— Data to process —
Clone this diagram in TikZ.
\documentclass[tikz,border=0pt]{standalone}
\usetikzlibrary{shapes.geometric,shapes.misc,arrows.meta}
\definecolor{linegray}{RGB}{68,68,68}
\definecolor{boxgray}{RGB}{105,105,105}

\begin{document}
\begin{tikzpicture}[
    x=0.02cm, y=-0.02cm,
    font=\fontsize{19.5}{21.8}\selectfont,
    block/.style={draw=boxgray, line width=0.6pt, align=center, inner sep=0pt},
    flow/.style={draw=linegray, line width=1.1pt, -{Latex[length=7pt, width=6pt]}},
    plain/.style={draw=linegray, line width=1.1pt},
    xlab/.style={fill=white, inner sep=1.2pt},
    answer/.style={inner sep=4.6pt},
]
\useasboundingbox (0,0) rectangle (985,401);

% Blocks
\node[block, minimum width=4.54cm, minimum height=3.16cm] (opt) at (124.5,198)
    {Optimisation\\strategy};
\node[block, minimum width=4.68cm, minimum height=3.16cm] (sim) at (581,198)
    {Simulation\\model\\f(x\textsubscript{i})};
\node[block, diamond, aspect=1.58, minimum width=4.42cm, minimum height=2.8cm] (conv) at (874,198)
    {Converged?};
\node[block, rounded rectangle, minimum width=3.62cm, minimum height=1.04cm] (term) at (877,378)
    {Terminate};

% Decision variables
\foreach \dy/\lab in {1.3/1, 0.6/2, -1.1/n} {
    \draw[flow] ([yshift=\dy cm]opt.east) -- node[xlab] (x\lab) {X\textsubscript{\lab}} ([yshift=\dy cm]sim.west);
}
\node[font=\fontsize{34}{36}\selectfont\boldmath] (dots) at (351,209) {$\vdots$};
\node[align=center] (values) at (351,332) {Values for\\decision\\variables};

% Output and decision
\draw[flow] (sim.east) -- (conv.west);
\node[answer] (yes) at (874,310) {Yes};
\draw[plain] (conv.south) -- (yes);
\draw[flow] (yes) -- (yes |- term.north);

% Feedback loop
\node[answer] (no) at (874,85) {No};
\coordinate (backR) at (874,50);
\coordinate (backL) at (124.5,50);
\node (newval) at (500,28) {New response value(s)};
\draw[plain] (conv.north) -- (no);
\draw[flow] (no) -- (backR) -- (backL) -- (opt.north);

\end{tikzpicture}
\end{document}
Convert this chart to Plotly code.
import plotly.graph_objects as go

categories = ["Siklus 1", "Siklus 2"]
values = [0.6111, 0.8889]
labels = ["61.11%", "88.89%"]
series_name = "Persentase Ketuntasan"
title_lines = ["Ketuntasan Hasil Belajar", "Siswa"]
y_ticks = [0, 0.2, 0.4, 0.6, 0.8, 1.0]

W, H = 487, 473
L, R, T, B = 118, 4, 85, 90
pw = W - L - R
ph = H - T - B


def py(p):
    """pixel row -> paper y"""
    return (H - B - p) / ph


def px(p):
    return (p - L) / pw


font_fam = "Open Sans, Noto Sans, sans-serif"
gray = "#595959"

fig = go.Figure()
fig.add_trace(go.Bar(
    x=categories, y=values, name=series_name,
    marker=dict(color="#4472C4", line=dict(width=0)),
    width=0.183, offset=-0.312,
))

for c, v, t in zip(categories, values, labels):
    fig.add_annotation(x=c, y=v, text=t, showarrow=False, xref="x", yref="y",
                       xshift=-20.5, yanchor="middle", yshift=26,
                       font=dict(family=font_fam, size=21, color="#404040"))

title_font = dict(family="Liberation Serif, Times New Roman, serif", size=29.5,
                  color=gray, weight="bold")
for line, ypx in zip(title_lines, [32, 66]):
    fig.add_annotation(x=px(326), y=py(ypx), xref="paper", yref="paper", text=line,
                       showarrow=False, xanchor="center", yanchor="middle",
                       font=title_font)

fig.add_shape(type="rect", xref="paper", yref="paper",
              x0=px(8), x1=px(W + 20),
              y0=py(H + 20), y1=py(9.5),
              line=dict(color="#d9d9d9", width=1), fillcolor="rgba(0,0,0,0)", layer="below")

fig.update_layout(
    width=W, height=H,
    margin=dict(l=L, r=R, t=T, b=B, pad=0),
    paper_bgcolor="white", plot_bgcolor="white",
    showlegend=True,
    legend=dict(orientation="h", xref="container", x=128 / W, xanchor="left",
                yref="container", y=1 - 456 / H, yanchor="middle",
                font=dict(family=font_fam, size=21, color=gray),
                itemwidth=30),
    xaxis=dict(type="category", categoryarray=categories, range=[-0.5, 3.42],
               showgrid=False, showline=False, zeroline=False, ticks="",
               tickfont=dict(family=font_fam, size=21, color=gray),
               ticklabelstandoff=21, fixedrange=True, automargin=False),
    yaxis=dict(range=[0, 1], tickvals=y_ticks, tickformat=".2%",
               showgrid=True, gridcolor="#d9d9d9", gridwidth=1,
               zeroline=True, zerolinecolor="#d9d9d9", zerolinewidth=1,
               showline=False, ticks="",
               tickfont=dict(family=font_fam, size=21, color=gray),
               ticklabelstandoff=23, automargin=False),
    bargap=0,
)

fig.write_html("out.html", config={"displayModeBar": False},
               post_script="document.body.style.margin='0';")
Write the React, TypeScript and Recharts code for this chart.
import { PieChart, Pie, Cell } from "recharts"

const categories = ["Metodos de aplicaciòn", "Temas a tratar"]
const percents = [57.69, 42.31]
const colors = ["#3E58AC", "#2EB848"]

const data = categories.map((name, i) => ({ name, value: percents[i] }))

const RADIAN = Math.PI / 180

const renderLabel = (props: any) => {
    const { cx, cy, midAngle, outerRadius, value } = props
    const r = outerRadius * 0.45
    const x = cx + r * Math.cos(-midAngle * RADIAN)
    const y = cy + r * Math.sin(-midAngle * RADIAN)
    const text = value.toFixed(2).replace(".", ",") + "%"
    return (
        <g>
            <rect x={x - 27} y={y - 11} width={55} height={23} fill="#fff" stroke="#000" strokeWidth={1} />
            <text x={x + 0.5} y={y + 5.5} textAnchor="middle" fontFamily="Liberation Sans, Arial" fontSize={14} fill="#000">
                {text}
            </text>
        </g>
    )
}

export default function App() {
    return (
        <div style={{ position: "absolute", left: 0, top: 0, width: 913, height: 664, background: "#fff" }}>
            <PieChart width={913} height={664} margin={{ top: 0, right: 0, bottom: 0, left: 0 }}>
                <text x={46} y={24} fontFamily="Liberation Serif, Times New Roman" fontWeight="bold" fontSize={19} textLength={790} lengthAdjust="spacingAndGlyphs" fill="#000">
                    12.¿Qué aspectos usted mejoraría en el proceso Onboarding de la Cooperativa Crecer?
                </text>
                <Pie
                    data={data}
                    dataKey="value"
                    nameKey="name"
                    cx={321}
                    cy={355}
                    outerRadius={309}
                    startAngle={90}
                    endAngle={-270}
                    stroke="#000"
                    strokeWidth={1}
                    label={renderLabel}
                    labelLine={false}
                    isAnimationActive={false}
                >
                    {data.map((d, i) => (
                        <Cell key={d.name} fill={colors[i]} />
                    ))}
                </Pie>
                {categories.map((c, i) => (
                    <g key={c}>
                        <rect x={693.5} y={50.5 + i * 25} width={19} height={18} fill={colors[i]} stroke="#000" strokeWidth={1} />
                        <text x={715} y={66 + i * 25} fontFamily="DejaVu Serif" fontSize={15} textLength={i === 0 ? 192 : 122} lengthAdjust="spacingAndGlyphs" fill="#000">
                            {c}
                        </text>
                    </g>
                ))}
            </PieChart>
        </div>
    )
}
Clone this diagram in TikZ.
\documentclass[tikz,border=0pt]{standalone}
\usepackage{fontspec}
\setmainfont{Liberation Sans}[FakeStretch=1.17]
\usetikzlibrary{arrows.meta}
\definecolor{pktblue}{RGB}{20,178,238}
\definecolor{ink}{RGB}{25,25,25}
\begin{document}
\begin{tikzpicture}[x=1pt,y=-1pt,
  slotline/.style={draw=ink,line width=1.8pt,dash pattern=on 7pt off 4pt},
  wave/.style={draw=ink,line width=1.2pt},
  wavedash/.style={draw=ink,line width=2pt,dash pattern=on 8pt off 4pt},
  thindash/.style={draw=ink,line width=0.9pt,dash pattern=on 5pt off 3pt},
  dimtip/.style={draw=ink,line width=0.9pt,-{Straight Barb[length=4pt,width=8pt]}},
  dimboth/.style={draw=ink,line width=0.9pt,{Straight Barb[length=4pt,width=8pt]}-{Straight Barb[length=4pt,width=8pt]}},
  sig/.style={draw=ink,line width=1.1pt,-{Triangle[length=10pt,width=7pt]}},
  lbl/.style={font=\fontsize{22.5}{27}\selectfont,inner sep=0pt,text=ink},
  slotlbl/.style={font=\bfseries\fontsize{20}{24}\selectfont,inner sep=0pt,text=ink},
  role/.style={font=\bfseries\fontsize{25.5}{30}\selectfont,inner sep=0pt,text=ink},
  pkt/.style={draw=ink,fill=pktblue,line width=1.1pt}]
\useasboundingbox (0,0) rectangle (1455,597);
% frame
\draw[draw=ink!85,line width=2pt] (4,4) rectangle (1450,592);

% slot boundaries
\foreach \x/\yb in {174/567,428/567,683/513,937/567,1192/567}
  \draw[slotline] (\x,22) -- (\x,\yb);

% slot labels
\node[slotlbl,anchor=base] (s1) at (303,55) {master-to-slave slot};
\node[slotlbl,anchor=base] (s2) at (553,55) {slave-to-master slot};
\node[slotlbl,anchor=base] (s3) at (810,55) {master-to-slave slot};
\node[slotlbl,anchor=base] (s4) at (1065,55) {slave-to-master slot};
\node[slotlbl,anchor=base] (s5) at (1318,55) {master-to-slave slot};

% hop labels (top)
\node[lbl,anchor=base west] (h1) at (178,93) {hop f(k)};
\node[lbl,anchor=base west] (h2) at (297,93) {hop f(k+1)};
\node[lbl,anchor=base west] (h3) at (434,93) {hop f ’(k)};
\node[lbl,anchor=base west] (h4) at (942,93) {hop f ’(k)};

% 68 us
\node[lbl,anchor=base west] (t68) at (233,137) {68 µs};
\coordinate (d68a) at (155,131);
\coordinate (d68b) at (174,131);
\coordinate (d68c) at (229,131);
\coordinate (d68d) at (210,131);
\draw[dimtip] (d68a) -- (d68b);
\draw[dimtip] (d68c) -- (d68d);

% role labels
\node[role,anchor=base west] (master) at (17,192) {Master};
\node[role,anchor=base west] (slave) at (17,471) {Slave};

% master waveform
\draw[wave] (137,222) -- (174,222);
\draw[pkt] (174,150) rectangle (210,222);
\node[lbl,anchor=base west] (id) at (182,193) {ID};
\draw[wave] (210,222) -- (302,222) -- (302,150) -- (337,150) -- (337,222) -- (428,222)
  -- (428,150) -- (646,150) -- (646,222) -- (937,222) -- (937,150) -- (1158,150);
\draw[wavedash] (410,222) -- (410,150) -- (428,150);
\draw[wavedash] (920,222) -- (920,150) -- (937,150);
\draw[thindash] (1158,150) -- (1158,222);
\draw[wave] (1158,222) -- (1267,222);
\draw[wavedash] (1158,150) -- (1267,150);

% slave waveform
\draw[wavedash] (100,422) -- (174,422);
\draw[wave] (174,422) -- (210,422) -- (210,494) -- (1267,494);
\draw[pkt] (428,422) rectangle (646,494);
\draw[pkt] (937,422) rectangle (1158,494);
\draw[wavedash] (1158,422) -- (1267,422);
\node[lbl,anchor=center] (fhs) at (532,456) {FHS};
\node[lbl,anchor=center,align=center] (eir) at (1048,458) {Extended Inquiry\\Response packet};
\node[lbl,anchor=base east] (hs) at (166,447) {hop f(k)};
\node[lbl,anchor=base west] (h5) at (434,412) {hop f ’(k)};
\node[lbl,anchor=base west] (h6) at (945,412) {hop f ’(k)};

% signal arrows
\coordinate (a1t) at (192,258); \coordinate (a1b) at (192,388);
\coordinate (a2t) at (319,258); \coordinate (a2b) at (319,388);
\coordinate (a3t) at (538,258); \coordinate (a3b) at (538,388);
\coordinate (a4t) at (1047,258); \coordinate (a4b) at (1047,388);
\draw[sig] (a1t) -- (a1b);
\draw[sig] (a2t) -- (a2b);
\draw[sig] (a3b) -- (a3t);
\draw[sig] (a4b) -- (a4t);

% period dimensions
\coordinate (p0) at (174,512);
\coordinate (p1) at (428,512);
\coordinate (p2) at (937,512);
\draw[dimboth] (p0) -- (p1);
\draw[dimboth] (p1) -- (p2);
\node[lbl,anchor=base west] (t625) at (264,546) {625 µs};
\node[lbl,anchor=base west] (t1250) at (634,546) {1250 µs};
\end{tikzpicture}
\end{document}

— Your task —
Write out, unaltered, the lines from the opening of the listing through the line that includes "(0,0) rectangle (985,401);".

— Written solution —
Clone this diagram in TikZ.
\documentclass[tikz,border=0pt]{standalone}
\usetikzlibrary{shapes.geometric,shapes.misc,arrows.meta}
\definecolor{linegray}{RGB}{68,68,68}
\definecolor{boxgray}{RGB}{105,105,105}

\begin{document}
\begin{tikzpicture}[
    x=0.02cm, y=-0.02cm,
    font=\fontsize{19.5}{21.8}\selectfont,
    block/.style={draw=boxgray, line width=0.6pt, align=center, inner sep=0pt},
    flow/.style={draw=linegray, line width=1.1pt, -{Latex[length=7pt, width=6pt]}},
    plain/.style={draw=linegray, line width=1.1pt},
    xlab/.style={fill=white, inner sep=1.2pt},
    answer/.style={inner sep=4.6pt},
]
\useasboundingbox (0,0) rectangle (985,401);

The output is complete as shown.